Entra na equação uma bola que Navarro Lins já havia levantado, e Lobato corta: essa premissa se sustenta hoje? "Atualmente, o enfoque dado ao direito do indivíduo de priorizar seus prazeres e buscá-los a qualquer custo tem trazido mais infelicidade do que felicidade em suas relações amorosas."

Uma frase do escritor Charles Bukowski vem à mente da estudante Larissa: "Como pode dizer que ama uma pessoa quando há dez mil outras no mundo que você amaria mais se conhecesse? Mas a gente nunca conhece".

Larissa joga nessa balança a tão contemporânea Fomo, "fear of missing out", sigla em inglês para o medo de ficar de fora. "Nada nunca parece ser suficiente ou satisfatório, sempre pensamos nas infinitas possibilidades."

A fisioterapeuta Milene Martins, 37, diz que não tem "vontade, paciência ou planos" de namorar, que dirá "planejar uma vida ‘eu, você, dois filhos e um cachorro’", como propõe o sertanejo Luan Santana em "Cê Topa?".

Não, obrigada. Mas sua posição amadureceu com os anos. Filha de pais que se separaram quando era bebê, Milene conta que passou a juventude sendo o patinho feio da turma. Certo dia, um colega de escola pôs um rato morto junto com um bilhetinho na sua bicicleta. "No fim da aula, estavam ele e outros meninos de tocaia pra ver minha reação e zoar mais."

Quando virou atleta profissional, "via o povo indo para a competição encontrar fulano de tal", conta.

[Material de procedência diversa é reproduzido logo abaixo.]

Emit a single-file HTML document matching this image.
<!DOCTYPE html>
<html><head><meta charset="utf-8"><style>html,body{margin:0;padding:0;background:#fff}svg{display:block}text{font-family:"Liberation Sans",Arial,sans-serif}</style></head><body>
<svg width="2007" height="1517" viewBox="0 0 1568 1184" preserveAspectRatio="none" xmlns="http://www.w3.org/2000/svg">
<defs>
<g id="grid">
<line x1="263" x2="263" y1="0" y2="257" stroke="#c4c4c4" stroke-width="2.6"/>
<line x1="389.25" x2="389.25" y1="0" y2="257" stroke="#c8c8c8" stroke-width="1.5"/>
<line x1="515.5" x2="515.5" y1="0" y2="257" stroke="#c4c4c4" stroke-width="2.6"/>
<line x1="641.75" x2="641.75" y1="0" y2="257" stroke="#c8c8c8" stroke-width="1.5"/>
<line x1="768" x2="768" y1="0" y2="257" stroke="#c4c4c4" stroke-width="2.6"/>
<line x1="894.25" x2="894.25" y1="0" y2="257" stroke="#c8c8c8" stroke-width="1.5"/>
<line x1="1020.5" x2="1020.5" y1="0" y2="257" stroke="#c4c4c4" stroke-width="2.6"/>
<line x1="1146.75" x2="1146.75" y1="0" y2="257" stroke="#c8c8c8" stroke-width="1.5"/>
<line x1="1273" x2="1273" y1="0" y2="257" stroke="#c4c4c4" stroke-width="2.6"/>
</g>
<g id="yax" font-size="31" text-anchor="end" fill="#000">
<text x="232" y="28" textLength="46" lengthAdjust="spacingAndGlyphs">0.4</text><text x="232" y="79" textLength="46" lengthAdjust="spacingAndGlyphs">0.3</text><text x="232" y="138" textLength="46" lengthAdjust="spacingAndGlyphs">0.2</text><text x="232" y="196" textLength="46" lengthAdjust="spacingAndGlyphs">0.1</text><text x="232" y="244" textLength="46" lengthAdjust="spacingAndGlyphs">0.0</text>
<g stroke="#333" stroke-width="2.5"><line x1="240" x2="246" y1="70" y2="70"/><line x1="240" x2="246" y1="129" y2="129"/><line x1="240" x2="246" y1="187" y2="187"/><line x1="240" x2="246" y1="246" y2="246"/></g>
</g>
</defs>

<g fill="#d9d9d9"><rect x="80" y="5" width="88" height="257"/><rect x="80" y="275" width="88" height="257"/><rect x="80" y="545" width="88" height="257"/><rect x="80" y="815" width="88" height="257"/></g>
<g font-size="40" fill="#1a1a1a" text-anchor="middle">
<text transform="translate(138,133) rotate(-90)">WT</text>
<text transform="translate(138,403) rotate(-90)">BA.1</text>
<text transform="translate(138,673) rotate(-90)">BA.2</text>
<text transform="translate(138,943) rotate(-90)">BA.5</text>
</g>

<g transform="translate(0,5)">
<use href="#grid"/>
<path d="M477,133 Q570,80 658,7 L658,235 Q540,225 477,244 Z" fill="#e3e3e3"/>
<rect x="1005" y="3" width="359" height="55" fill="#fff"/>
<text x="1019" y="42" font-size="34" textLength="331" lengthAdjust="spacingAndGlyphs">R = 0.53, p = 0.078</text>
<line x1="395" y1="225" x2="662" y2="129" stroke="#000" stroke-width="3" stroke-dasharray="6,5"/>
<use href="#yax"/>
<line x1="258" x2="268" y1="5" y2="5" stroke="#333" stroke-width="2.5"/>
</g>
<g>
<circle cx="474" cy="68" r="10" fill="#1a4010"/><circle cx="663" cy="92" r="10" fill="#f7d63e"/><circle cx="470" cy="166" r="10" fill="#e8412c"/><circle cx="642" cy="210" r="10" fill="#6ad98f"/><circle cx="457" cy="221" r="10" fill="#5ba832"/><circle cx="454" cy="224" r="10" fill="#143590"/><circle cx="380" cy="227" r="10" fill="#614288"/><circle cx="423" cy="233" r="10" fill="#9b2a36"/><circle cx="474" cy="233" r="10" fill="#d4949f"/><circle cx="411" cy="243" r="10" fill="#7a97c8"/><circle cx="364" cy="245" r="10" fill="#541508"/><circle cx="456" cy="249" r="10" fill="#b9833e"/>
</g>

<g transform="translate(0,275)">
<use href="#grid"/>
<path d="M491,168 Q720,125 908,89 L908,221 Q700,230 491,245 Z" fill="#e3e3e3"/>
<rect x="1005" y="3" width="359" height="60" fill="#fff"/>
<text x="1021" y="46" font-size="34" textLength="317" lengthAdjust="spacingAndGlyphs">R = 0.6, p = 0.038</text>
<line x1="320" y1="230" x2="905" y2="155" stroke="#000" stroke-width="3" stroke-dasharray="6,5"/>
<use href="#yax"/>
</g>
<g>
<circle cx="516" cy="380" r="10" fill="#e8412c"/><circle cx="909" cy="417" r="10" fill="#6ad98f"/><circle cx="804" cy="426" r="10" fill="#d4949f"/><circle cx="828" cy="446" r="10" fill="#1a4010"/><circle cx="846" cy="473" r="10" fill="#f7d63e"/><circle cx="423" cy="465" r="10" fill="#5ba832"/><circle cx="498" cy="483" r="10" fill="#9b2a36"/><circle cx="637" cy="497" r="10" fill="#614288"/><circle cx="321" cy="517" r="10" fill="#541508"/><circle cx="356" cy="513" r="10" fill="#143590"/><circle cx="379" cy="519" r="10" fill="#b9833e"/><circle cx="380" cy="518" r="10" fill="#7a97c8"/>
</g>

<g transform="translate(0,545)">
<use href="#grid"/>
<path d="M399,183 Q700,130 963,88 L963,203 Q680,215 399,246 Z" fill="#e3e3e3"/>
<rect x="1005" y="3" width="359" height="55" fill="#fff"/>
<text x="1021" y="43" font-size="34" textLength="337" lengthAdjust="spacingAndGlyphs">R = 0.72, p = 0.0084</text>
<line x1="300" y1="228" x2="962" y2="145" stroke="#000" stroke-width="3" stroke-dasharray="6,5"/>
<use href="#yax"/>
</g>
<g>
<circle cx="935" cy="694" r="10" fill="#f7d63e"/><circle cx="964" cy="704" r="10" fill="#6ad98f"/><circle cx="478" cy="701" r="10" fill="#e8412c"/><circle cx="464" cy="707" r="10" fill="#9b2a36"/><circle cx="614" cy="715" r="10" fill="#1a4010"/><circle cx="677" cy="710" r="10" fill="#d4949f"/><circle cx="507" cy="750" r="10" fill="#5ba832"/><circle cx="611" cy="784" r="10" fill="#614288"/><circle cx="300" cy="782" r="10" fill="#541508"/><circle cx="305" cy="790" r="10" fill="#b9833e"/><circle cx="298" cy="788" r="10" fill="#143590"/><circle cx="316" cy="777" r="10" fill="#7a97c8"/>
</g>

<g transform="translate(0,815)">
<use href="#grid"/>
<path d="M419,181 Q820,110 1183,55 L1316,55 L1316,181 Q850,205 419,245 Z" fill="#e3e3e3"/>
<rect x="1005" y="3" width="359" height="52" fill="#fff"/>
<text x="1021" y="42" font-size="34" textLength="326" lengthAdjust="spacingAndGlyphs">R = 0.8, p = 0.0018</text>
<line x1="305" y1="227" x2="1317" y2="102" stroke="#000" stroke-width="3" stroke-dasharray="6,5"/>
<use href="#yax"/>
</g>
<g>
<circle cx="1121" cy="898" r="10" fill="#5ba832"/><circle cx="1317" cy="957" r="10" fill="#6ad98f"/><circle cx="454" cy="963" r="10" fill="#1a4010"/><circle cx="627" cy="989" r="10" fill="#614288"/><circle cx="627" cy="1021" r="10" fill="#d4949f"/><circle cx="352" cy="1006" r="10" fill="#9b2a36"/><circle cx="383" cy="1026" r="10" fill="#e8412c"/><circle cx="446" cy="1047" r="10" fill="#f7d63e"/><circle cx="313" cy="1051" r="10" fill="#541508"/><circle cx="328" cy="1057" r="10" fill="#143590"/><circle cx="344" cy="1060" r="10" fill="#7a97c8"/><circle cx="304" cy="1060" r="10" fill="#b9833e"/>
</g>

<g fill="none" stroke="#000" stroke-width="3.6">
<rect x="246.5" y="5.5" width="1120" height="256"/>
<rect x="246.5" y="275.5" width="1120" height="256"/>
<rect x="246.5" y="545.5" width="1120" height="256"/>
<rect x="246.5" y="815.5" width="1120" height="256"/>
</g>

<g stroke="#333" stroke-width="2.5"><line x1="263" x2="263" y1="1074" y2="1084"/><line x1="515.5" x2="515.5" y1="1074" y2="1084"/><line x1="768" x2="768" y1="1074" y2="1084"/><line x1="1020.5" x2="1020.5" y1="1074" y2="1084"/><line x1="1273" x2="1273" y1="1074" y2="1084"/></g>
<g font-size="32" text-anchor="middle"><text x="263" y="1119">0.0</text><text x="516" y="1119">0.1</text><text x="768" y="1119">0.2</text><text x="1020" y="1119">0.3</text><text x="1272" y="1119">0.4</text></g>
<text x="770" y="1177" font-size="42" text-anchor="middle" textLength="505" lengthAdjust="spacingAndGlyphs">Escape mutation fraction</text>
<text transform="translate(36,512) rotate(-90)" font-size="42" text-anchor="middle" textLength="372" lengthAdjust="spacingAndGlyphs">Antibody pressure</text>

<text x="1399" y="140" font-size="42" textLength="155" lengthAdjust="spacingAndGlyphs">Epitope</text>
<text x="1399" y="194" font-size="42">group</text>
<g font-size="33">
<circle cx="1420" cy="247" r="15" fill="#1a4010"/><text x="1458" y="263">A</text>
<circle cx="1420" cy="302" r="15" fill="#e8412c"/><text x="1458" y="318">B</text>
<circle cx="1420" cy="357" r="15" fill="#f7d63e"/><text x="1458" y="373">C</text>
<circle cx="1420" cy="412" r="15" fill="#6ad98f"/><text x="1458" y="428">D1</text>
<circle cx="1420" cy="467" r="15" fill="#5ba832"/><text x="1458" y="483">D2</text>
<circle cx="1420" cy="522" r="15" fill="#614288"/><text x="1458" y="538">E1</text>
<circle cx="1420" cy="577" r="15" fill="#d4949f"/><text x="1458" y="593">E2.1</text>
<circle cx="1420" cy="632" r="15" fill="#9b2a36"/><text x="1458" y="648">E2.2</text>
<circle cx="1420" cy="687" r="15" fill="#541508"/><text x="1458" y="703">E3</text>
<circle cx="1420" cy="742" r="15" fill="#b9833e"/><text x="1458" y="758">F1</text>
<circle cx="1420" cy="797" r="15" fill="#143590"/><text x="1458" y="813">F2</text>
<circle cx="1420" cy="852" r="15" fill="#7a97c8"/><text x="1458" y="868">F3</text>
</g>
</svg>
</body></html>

Com ela não acontecia quase nunca. Milene até teve um casinho com um rapaz. Logo apelidaram o casal de Dragão (ela) e São Jorge (ele). "Já ganhei prêmio de a mais feia da minha equipe de natação. Cresci com a autoestima destruída."

O que começou como carcaça, para se blindar da rejeição, se transformou numa boia de salvação na vida adulta, ela diz. Consolava amigos chorosos com as dores de uma relação. Sabe o quanto a mãe saiu machucada do casamento com seu pai. "Vejo poucos casais com uma vida massa. Hoje não quero, não preciso desse desgaste mental. Acho lindo nos outros, fantástico, incentivo super. Mas não para mim."

Christian Dunker, professor do Instituto de Psicologia da USP, diz que, se formos parar para pensar na maturidade do romantismo, lascou-se. A proposta toda o remete a um pacote teledramatúrgico que pasteuriza um amor perfeito na prática inviável. "Anna Karenina e Madame Bovary se mataram, Capitu [de ‘Dom Casmurro’] terminou mal."

Agora há o componente extra das redes sociais, que "turbinaram [a ideia] de felicidade romântica, até pela estética das fotografias, da família feliz". Narrativas concorrentes, contudo, se fortalecem no paralelo.

Para o psicanalista, "a dificuldade social de montar uma vida sem casamento e filhos foi substituída por vidas interessantes". Mais viagens, amigos, sucesso profissional. Vai caindo por terra o conceito de uma cara-metade à espera de todos nós, bem-sucedido sobretudo na heteronormatividade.

Renally Xavier lembra de uma pesquisa que detectou mais alegria e longevidade em mulheres solteiras do que nas amigas casadas e com filhos "que embarcaram no ideal de família margarina". Mas vale a ressalva: "Não estou dizendo que a gente vive sem amor. Pelo contrário, Freud diz que é preciso amar para não adoecer".

O desafio é driblar os "amores que adoecem", segundo a psicanalista. Quanto mais idealizados eles forem, maior o tombo. Aí talvez valha ficar com um post pop na internet: "Tudo o que você precisa é amor. Mas orgasmos e um pouco de macarrão não machucam ninguém". Quem está servido?